Severino Francisco
A reabertura da Sala Martins Pena me reacendeu as memórias sobre grandes momentos vividos no Teatro Nacional. E um dos mais memoráveis foi o show de João Gilberto em 1995. Mas, claro que a lembrança dele desencadeia uma série de histórias lidas ou ouvidas.
A nossa colunista do CBPoder Ana Maria Campos contou que os pais dela eram vizinhos de João Gilberto no Rio de Janeiro. Certo dia, o porteiro do prédio insinuou ao cantor baiano que estava fazendo aniversário, certamente, na expectativa de receber alguma grana de presente. Talvez o funcionário imaginasse que, por ser famoso, o ilustre músico era rico. Pois bem, ao ouvir a notícia sobre o aniversário, João pediu um tempo, subiu ao apartamento, voltou empunhando o violão, dedilhou o instrumento e entoou em compasso de bossa nova: “Parabéns pra você/Nessa data querida…” É possível inferir que talvez o funcionário tenha ficado frustrado com o presente.
Miucha, a irmã mais velha de Chico Buarque, era fã de João Gilberto.

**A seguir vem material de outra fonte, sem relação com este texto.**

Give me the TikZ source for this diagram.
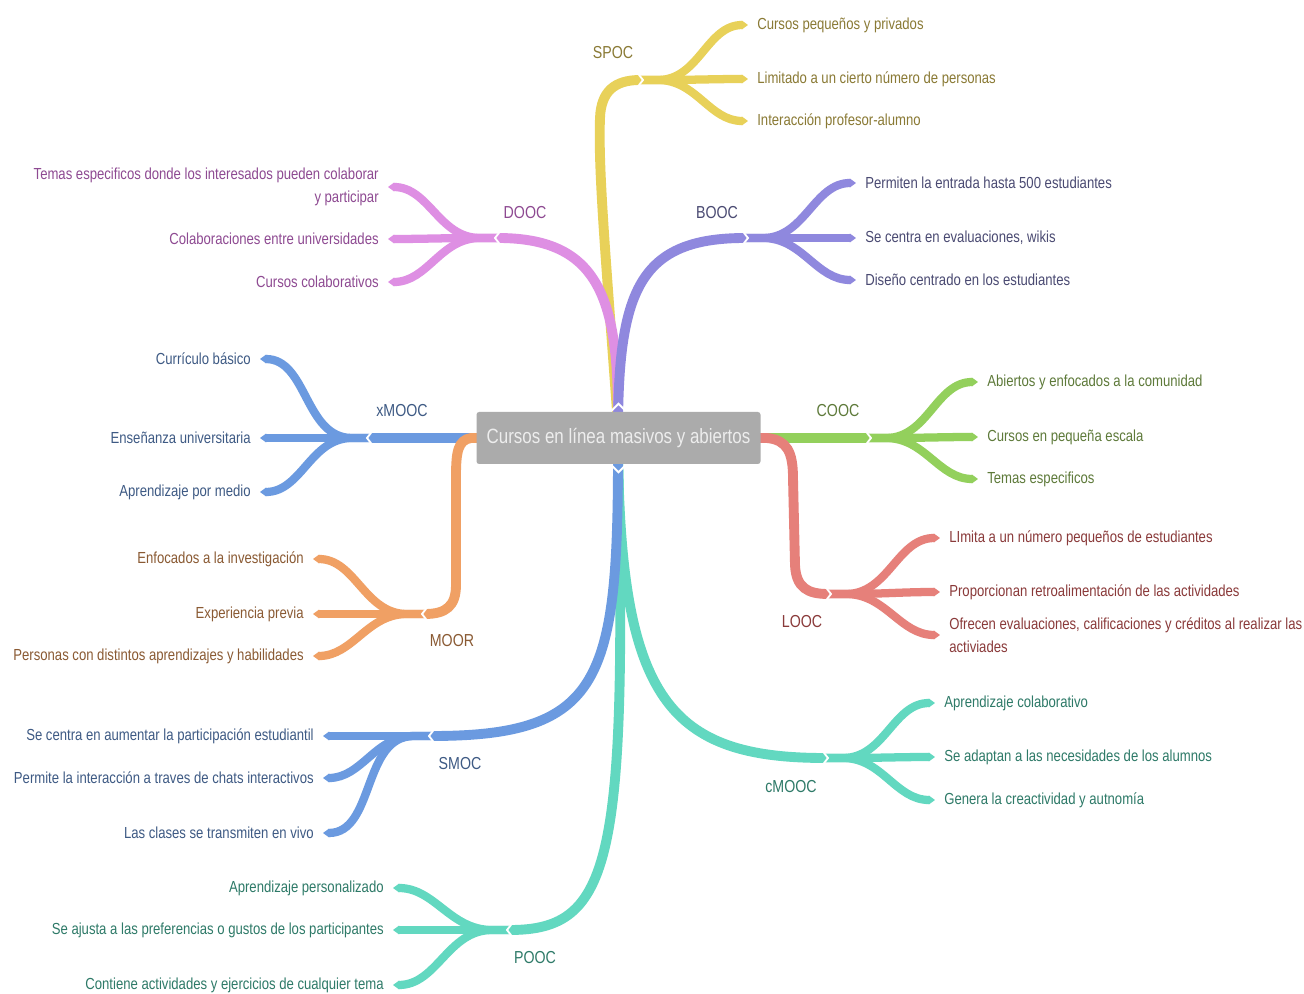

Em 1960, aos 23 anos, ela partiu rumo a Paris, levando o violão e os discos de bossa nova. Entre eles, havia dois de João Gilberto. Além disso, ela alimentava fantasias mirabolantes sobre o cantor baiano. E, entre elas, segundo o biógrafo Ruy Castro, o de casar-se com João. Por um daqueles lances jogado pelos deuses, depois de um show que fazia na boate La Candelária, com Violeta Parra e o conjunto Los Incas, Miucha foi procurada por uma pessoa dizendo que um brasileiro assistira ao show e queria conhecê-la.
Logo, ela o reconheceu pela voz. Era João Gilberto. Depois do show, todos se atulharem em um carro e saíram para aproveitar a noite em outros lugares. João soprou no ouvido de Miucha para que se sentasse na outra extremidade do banco traseiro perto da porta onde ele ficaria.
A criatividade extra-musical de João Gilberto revelou-se pouco depois para Miucha, quando os dois foram convidados a entrar num automóvel apinhado, com Violeta e os vários incas, para esticarem em outros lugares pela noite. João sussurrou para Miucha que ela se sentasse perto da porta no banco traseiro. No primeiro sinal vermelho, o carro parou e os dois saíram correndo, sumiram na noite de Paris e iniciaram um namoro.
Em 1995, assisti na Sala Villa-Lobos a um memorável show de João Gilberto. Mas nem tudo começou bem. O espetáculo estava marcado para as 20h, mas na hora exata nada de João aparecer. Passaram-se 10 minutos, 20 minutos, 30 minutos, 1 hora, 1 hora e 30, 1 hora e meia. A plateia já havia ficado irritada, passou a vaiar e a exigir a presença do cantor. Ninguém queria a devolução do ingresso, ninguém abria mão de ver o toque genial do violão e o canto sussurrado do menestrel baiano.
Mas eis que, depois do atraso de 1h30, João Gilberto, em carne e osso, aparece no palco e senta-se em um banquinho para metade de aplausos e metade de vaias dos mais impacientes e, àquela altura, indignados espectadores. De sua parte, João foi humilde e explicou: “Me desculpem, eu estava no hotel assistindo ao jogo do Botafogo”. Detalhe: na verdade, consta que João torcia para o Vasco.
A indignação ainda estava solta no ar. No entanto, logo ele começou a dedilhar no violão, extrair sons ritmados como se fosse de uma batucada e a sussurrar os versos de Bahia com H: “Dá licença, dá licença meu senhor/Dá licença, dá licença pra ioîô/Eu sou amante da gostosa Bahia, porém/Pra saber seus segredos serei baiano também/Dá licença de gostar um pouquinho só/A Bahia eu não vou roubar, tem dom…” A raiva foi embora em dois minutos e se transformou em êxtase por quase duas horas de show memorável na Sala Villa-Lobos, apesar da acústica longe sofrível, que precisa ser reparada de vez com a nova reforma.